Sri Lanka is home to some of the most beautiful handwoven looms and batik garments. Although we often associate Sri Lanka with charitable aid, it is actually home to some of the most stunning and unique fashion statements. Typically, women in Sri Lanka wear sarees, whereas men wear sarongs; each of which are finely crafted to reach a gorgeous finish. However, in this day and age, people of Sri Lanka even incorporate some western influences into their traditional style. As a result, contemporary fashion in Sri Lanka is ever evolving, meaning that there’s something new to be learned each day.
It can’t be denied that colour has always been a huge factor of Sri Lankan fashion. Bright colours are used in a way that isn’t overpowering, and instead it’s ensured that each colour compliments one another. For example, you might find that blues are placed alongside oranges and yellows, whilst reds work with pinks and purples. Although these aren’t typical colour pairings in the west, they work extremely well together when done right. In Sri Lanka, they often present these colours in a variety of geometric prints, which ensures a clean finish.
A lot of women in Sri Lanka wear a saree every day, whilst others wear them for work purposes. For example, office women and schoolteachers are usually required to wear sarees. However, contemporary designers often modernise the garment through tie-dye techniques or modern linen. Similarly, batik designs and handwoven cotton fabrics are all the rage with contemporary designers. When it comes to special occasions, women in Sri Lanka will often get themselves a new saree. Much like western dresses, you’ll find sarees for both everyday wear and special occasions.

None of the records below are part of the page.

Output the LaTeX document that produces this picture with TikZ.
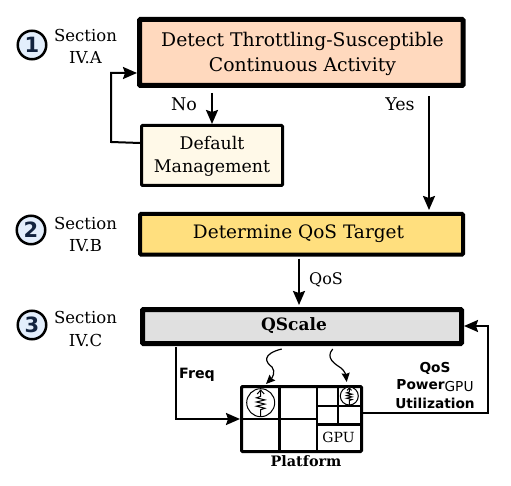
\documentclass[tikz,border=0pt]{standalone}
\usepackage{fontspec}
\setmainfont{DejaVu Serif}
\setsansfont{DejaVu Sans}
\usetikzlibrary{arrows.meta}
\definecolor{detectcol}{HTML}{FFD9BE}
\definecolor{mgmtcol}{HTML}{FFF9E8}
\definecolor{targetcol}{HTML}{FFDF7E}
\definecolor{scalecol}{HTML}{E0E0E0}
\definecolor{stepcol}{HTML}{E3EEFC}
\definecolor{digitcol}{HTML}{12233F}
\tikzset{
  sensor/.pic={
    \draw[line width=1pt,fill=white] (0,0) circle (1);
    \draw[line width=1pt] (0,1) -- (0,0.5) -- (0.3,0.4) -- (-0.3,0.25) -- (0.3,0.1) -- (-0.3,-0.05) -- (0.3,-0.2) -- (-0.3,-0.35) -- (0,-0.45) -- (0,-0.9);
    \draw[line width=1pt] (-0.25,-0.62) -- (0,-0.9) -- (0.25,-0.62);
  }
}
\begin{document}
\begin{tikzpicture}[x=1pt,y=-1pt,
  box/.style={draw,rounded corners=1pt,align=center,inner sep=0pt},
  lbl/.style={font=\fontsize{#1}{#1}\selectfont,inner sep=0pt},
  lbl/.default=16.5,
  tag/.style={font=\sffamily\bfseries\fontsize{13.7}{14}\selectfont,inner sep=0pt},
  step num/.style={circle,draw,line width=2.5pt,fill=stepcol,text=digitcol,minimum size=28.5pt,inner sep=0pt,font=\sffamily\bfseries\fontsize{21}{21}\selectfont},
  link/.style={line width=2pt,-{Stealth[length=14pt,width=12pt,inset=2pt]}},
  wiggle/.style={line width=1.2pt,-{Stealth[length=9pt,width=8pt,inset=1pt]}}]
\useasboundingbox (0,0) rectangle (511,486);
% steps
\node[step num] (one) at (32,45) {1};
\node[step num] (two) at (31,230) {2};
\node[step num] (three) at (32,325) {3};
\foreach \y/\1/\2 in %
{35/A/secA,223/B/secB,317/C/secC} {
   \node[lbl] (\2) at (85.5,\y) {Section};
   \node[lbl] at (85.5,\y+23) {IV.\1};
}
% boxes
\node[box,line width=5pt,fill=detectcol,minimum width=323.5pt,minimum height=66pt] (detect) at (301.25,52.5) {};
\node[font=\fontsize{18.8}{25}\selectfont,align=center,inner sep=0pt] (detecttxt) at (302.5,54) {Detect Throttling-Susceptible\\Continuous Activity};
\node[box,line width=3pt,fill=mgmtcol,minimum width=141pt,minimum height=60pt] (mgmt) at (212,155.5) {};
\node[font=\fontsize{17.4}{23}\selectfont,align=center,inner sep=0pt] (mgmttxt) at (212,156) {Default\\Management};
\node[box,line width=4pt,fill=targetcol,minimum width=323pt,minimum height=40.7pt] (target) at (301.5,234.3) {};
\node[font=\fontsize{18.5}{18}\selectfont,inner sep=0pt] (targettxt) at (298.5,234) {Determine QoS Target};
\node[box,line width=5pt,fill=scalecol,minimum width=319pt,minimum height=34pt] (qscale) at (302,326.5) {};
\node[font=\bfseries\fontsize{17}{14}\selectfont,inner sep=0pt] (qscaletxt) at (294,326) {QScale};
% platform
\node[box,line width=3pt,fill=white,minimum width=120pt,minimum height=65pt] (plat) at (301.5,419) {};
\coordinate (pa) at (279.5,385);
\coordinate (pb) at (317,385);
\coordinate (pc) at (338,385);
\foreach \a/\b in {pa/plat.south,pb/plat.south} {
   \draw[line width=2.5pt] (\a) -- (\a |- \b);
}
\draw[line width=2.5pt] (pc) -- (338,423);
\draw[line width=2.5pt] (plat.west) -- (317,419);
\draw[line width=2.5pt] (317,406) -- (362,406);
\draw[line width=3pt] (317,424) -- (362,424);
\node[lbl=14] (gpu) at (338.5,437) {GPU};
\pic[scale=14] at (260.7,402.7) {sensor};
\pic[scale=9] at (349.3,396) {sensor};
% labels
\node[lbl=17.5] (no) at (184,104) {No};
\node[lbl=17.5] (yes) at (400,104) {Yes};
\node[lbl=16] (qos) at (326,280) {QoS};
\node[tag,font=\sffamily\bfseries\fontsize{14.2}{14}\selectfont] (freq) at (197,375) {Freq};
\node[tag] (qosb) at (435,368) {QoS};
\node[tag] (pow) at (435,386) {Power\raisebox{-2pt}{\mdseries GPU}};
\node[tag] (util) at (435,403) {Utilization};
\node[font=\bfseries\fontsize{14.4}{14}\selectfont,inner sep=0pt] (platlbl) at (306,461) {Platform};
% connectors
\coordinate (fb) at (detect.west |- 0,73);
\coordinate (fbq) at (qscale.east |- 0,326);
\coordinate (fbm) at (mgmt.west |- 0,143);
\draw[link,shorten <=5pt] (detect.south -| mgmt.north) -- (mgmt.north);
\draw[link] (fbm) -- (111,142) |- (fb);
\draw[link] (429,96) -- (429,210);
\draw[link,shorten <=2pt,shorten >=2pt] (target.south -| 299,0) -- (qscale.north -| 299,0);
\draw[link] (176,347) |- (plat.west);
\draw[link] (plat.east |- 0,413) -- (488,413) |- (fbq);
\draw[wiggle] (281.7,349) .. controls (262,354) and (265,362) .. (272,367) .. controls (276,372) and (272,378) .. (266,384);
\draw[wiggle] (332.7,349) .. controls (325,358) and (335,364) .. (341,368) .. controls (345,371) and (346,376) .. (346.7,382);
\end{tikzpicture}
\end{document}
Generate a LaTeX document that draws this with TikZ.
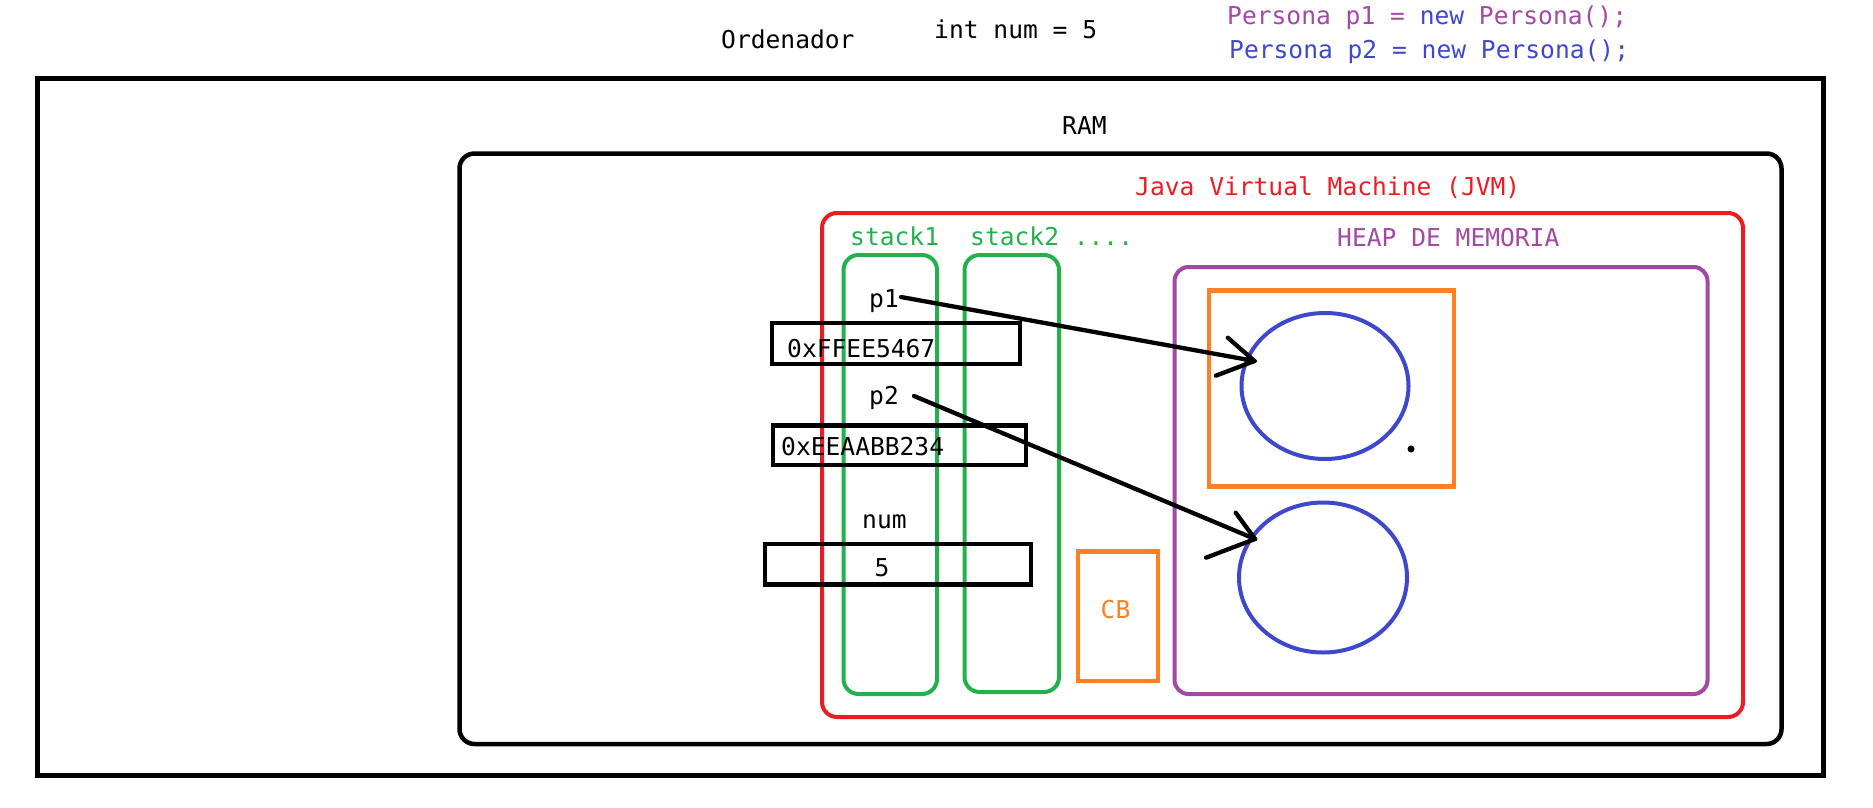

A sarong is the traditional male garment in Sri Lanka and is originally a tube of fabric that gets folded and tied at the waist to form different lengths. In Sri Lanka, men from all walks of life wear sarongs, whether it be in a traditional or contemporary fashion. As with sarees, modern designers have re-adapted the sarong in a variety of ways, introducing the likes of denim and astronaut prints.
Batik refers to the concept of drawing patterns on clothing using wax and soaking the garment in colourful dyes. This idea was brought to Sri Lanka from Indonesia over 100 years ago and has dominated the contemporary fashion sphere in Sri Lanka since. This technique allows designers to seamlessly tread the balance between traditional and contemporary practices.
The weather is Sri Lanka is rather hot, meaning that lightweight fabric is an essential; linen is the perfect example of this. Delicate, clean-cut, and simple are among the best terms to describe linen, which is why its used to craft sarongs, dresses, and shirts alike.
Sustainability is something that has swept the fashion industry as of recent, with consumers and designers alike being more aware of their impact on the environment. Despite this, huge corporations still tend to burn unwanted fabric or send it to landfills. However, in Sri Lanka, these leftover materials are used to make additional garments, reducing waste and helping the environment.
The handloom has been used for centuries in Sri Lanka when it comes to crafting sarongs and sarees. On top of this, companies are now using them to make the likes of duvets, table covers, placemats, and napkins. This intricate craftmanship is displayed through the finish garment, leaving you with a charm that is unmatched by industrial production.
It’s no wonder why Sri Lanka is so fashion forward when it comes to this hybrid of old and new practices that create something beautiful.